Царский угодник - стр. 59
– Ну что вы, кто отказывает соседу? Не принято, – улыбнулся журналист.
Земец разлил водку в стопки. Александр Иванович думал, что земец – ходячий сюртук, застегнутый на все пуговицы, с язвой, коликами в печени, несварением желудка и буркотней в кишках – такой у него недовольный, болезненный вид, – но земец оказался живым человеком, которому все мирское было не чуждо.
– За то, чтобы благополучно доехать, – объявил земец, поднимая свою стопку.
– Выпьем за это! – согласился журналист и ощутил в себе неясную тоску – такое уже было десять лет назад, когда он, желторотый юнец, еще только пробующий свои силы в газетном деле, попал на русские позиции среди двух темных маньчжурских сопок и потом под огнем пошел вместе с солдатской цепью в атаку.
Он мог не ходить, но для правдивости материала, для того, чтобы понять страх человека, бегущего навстречу пулям, – а японцы открыли тогда бешеный огонь, пули роились в воздухе, как мухи, от них, казалось, даже почернел день, – пошел цепью на японские окопы и чуть не погиб. Японцы выкосили половину русской цепи.
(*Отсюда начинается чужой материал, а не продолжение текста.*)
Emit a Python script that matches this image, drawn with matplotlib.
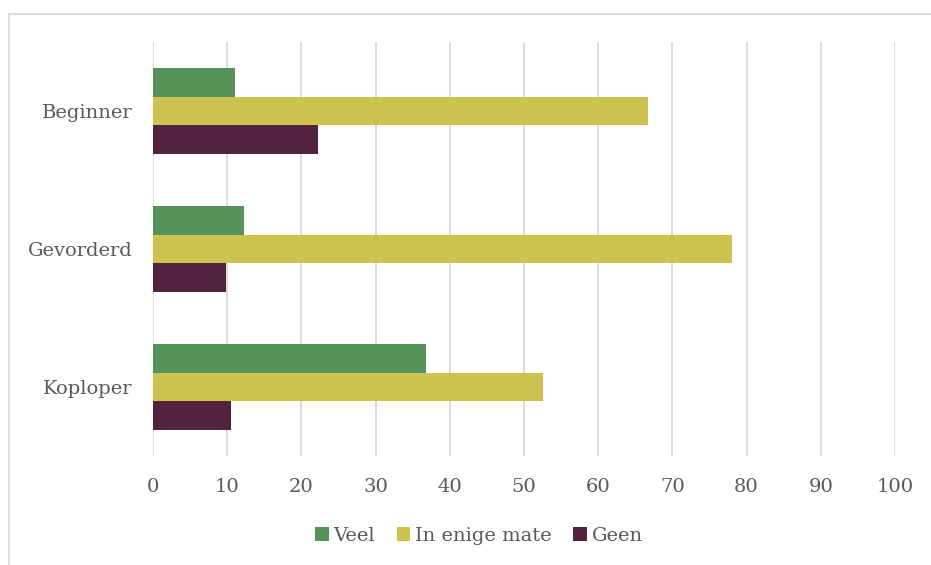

После той атаки журналист, забившись в какую-то сырую глубокую яму, горько плакал, бился головой о стенку ямы и никак не мог остановить себя: сдали нервы. Потом пришел санитар, усатый старый солдат с повязкой на руке, сделал укол, и журналист успокоился.
Атака та, сопки, мертвые солдаты в сочной зеленой траве снились ему потом лет восемь, только недавно перестали сниться, а щемящее чувство одиночества, внутренней пустоты, боли не проходит и сейчас, и когда оно подступает, то что-то цепко и сильно сдавливает сердце, дыхание пропадает, горло начинает драть какая-то соленая дребедень, не поймешь, что это – то ли слезы, то ли кровь, то ли еще что, и потом еще губы трясутся. Мелко, противно, долго.
Они выпили по две стопки, земец съел полкурицы, остальное спрятал, водку убирать не стал и замер в неподвижной позе, глядя в окно. Лишь в минуту особой расслабленности произнес:
– Колдовская все-таки штука – дорога! А притягивает-то как! Как притягивает, а? Как огонь и вода, ничего более сильного, чем дорога, вода и огонь, нету. – И замолк надолго: похоже, опьянел, а может, на него по-шамански сильно подействовала дорога.
В купе заглянул Распутин, пробил глазами журналиста.
– Чего ж не заходишь?
– Время еще не подоспело.
– Ко мне всегда можно! – Распутин подозрительно сощурился. – Может, гребуешь?[4]
– Нет, – сказал журналист.
– Смотри, Лександра Иваныч, – медленно произнес Распутин и прикрыл дверь купе.
«Ну что в нем особенного, что? – думал журналист, пытаясь понять Распутина, отметить в его чертах что-то необычное, колдовское, сверхъестественное. – Ну что? Борода и усы, как у многих мужиков России, цвет самый рядовой, крестьянский – темно-русый. Нос мясистый, книзу и в сторону, некрасивый, лоб несколько вдавлен, руки крепкие, волосатые, ноги – врозь. Корявые ноги-работяги. Сутулый, с припрыгивающей походкой. Распутин как бы крадется по земле, выслеживает дичь. Грудь впалая, но широкая. Бей сапогом – не пробьешь. Морщинист и устал – да, Распутин морщинист и устал не по годам… А сколько лет-то ему? Сорок шесть? Сорок восемь? Что-то около этого. И все время в нервном напряжении, то соберет в кулак бороду, сунет в рот и пожует ее, то начинает теребить нарядный поясок, которым перетянута его красная косоворотка, то почешет поясницу – он делает это быстро-быстро, по-мышиному, то поскребется у себя под мышками».